# OBJECTIVE
Retype only what runs from the first line of the listing to the line holding "import * as", both included. Do not retype the pictures.

# STORED DATA
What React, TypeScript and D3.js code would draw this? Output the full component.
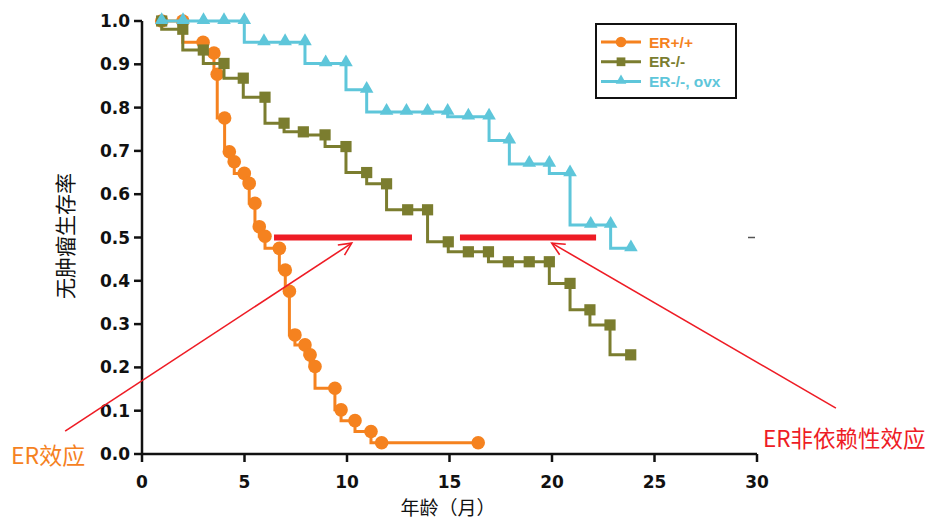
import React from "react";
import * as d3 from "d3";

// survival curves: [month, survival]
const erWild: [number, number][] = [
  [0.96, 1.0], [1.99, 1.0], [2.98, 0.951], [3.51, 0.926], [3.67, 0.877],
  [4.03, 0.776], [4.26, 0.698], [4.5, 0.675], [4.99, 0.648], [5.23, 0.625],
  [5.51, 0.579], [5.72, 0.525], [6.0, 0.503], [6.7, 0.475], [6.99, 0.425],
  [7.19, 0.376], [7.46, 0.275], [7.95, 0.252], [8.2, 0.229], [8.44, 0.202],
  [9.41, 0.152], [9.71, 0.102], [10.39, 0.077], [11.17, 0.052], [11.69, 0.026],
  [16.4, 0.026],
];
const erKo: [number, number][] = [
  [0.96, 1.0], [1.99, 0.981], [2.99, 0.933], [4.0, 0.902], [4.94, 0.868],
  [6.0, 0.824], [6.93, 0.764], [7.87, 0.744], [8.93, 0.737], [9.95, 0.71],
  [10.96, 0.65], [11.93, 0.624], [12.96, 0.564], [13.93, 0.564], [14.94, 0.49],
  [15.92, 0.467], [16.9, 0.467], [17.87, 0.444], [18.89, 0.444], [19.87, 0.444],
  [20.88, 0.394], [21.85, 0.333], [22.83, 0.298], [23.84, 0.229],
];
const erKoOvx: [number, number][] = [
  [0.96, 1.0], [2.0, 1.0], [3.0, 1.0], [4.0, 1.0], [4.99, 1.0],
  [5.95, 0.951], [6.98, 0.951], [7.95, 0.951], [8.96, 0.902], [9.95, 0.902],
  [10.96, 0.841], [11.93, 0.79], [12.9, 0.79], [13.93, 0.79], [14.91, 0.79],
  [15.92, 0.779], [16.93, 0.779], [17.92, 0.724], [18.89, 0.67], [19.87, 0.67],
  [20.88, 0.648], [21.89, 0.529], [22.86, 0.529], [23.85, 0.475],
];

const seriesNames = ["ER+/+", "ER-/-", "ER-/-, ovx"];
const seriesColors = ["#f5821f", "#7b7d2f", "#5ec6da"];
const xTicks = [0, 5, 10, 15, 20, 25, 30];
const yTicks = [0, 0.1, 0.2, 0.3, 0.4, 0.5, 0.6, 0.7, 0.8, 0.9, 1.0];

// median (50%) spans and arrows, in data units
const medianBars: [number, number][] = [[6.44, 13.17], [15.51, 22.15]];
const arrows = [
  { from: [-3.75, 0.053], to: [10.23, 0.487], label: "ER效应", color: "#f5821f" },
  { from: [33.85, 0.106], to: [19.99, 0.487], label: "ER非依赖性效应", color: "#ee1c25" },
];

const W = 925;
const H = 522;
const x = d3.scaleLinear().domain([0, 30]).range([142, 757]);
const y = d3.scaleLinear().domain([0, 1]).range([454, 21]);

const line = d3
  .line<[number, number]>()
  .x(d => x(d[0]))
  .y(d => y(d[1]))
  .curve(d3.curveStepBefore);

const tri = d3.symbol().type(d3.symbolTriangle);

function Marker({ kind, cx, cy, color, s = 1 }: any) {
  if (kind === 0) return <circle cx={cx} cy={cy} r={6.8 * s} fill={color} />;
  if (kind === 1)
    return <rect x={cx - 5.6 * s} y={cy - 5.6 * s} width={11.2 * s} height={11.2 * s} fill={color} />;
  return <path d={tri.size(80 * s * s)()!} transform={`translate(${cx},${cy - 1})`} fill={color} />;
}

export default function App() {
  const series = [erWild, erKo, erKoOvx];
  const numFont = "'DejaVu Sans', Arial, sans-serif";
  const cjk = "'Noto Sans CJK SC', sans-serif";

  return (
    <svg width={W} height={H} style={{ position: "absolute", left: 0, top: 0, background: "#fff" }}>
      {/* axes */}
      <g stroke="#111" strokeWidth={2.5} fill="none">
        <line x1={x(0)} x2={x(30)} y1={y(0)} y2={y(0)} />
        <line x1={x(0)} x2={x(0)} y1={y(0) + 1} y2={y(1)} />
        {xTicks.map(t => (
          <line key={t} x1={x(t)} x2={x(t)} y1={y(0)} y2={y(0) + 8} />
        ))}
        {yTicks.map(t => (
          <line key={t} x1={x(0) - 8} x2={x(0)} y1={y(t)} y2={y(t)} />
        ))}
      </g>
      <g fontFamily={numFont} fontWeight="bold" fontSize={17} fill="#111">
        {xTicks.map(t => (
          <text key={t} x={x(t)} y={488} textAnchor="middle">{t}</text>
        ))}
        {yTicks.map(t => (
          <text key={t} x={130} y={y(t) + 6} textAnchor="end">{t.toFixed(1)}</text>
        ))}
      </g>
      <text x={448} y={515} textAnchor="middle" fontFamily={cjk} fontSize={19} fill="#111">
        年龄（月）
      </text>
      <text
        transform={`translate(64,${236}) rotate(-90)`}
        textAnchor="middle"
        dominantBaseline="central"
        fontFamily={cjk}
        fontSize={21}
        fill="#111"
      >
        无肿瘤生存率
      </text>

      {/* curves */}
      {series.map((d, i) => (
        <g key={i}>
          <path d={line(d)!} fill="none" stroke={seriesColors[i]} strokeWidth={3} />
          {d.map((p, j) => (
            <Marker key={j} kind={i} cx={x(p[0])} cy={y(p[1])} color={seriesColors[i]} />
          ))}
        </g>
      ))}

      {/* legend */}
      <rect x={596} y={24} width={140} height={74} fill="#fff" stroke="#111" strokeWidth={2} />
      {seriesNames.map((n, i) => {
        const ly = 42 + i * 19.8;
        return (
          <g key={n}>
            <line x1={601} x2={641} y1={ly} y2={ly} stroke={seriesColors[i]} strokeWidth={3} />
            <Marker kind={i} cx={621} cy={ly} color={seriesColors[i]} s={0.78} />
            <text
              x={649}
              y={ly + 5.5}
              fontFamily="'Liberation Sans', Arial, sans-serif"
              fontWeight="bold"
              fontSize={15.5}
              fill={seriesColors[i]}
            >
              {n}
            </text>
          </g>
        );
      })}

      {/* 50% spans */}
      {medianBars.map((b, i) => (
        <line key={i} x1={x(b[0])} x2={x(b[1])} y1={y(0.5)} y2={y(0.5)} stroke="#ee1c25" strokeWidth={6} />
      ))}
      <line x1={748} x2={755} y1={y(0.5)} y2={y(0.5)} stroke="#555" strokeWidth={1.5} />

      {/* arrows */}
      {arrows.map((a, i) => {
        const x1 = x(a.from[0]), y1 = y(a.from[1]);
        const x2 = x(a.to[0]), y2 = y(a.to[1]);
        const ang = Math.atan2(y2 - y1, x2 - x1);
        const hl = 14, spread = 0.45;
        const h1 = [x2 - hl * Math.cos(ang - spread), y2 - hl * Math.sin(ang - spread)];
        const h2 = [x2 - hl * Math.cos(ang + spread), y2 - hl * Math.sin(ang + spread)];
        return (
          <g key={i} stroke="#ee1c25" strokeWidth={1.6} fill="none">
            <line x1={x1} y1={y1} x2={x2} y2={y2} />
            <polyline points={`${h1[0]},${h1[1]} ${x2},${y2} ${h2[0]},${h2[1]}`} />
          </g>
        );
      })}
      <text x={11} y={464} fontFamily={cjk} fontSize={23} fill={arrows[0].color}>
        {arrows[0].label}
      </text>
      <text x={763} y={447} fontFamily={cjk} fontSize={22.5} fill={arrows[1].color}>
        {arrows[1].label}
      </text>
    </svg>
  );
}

# TASK ANSWER
What React, TypeScript and D3.js code would draw this? Output the full component.
import React from "react";
import * as d3 from "d3";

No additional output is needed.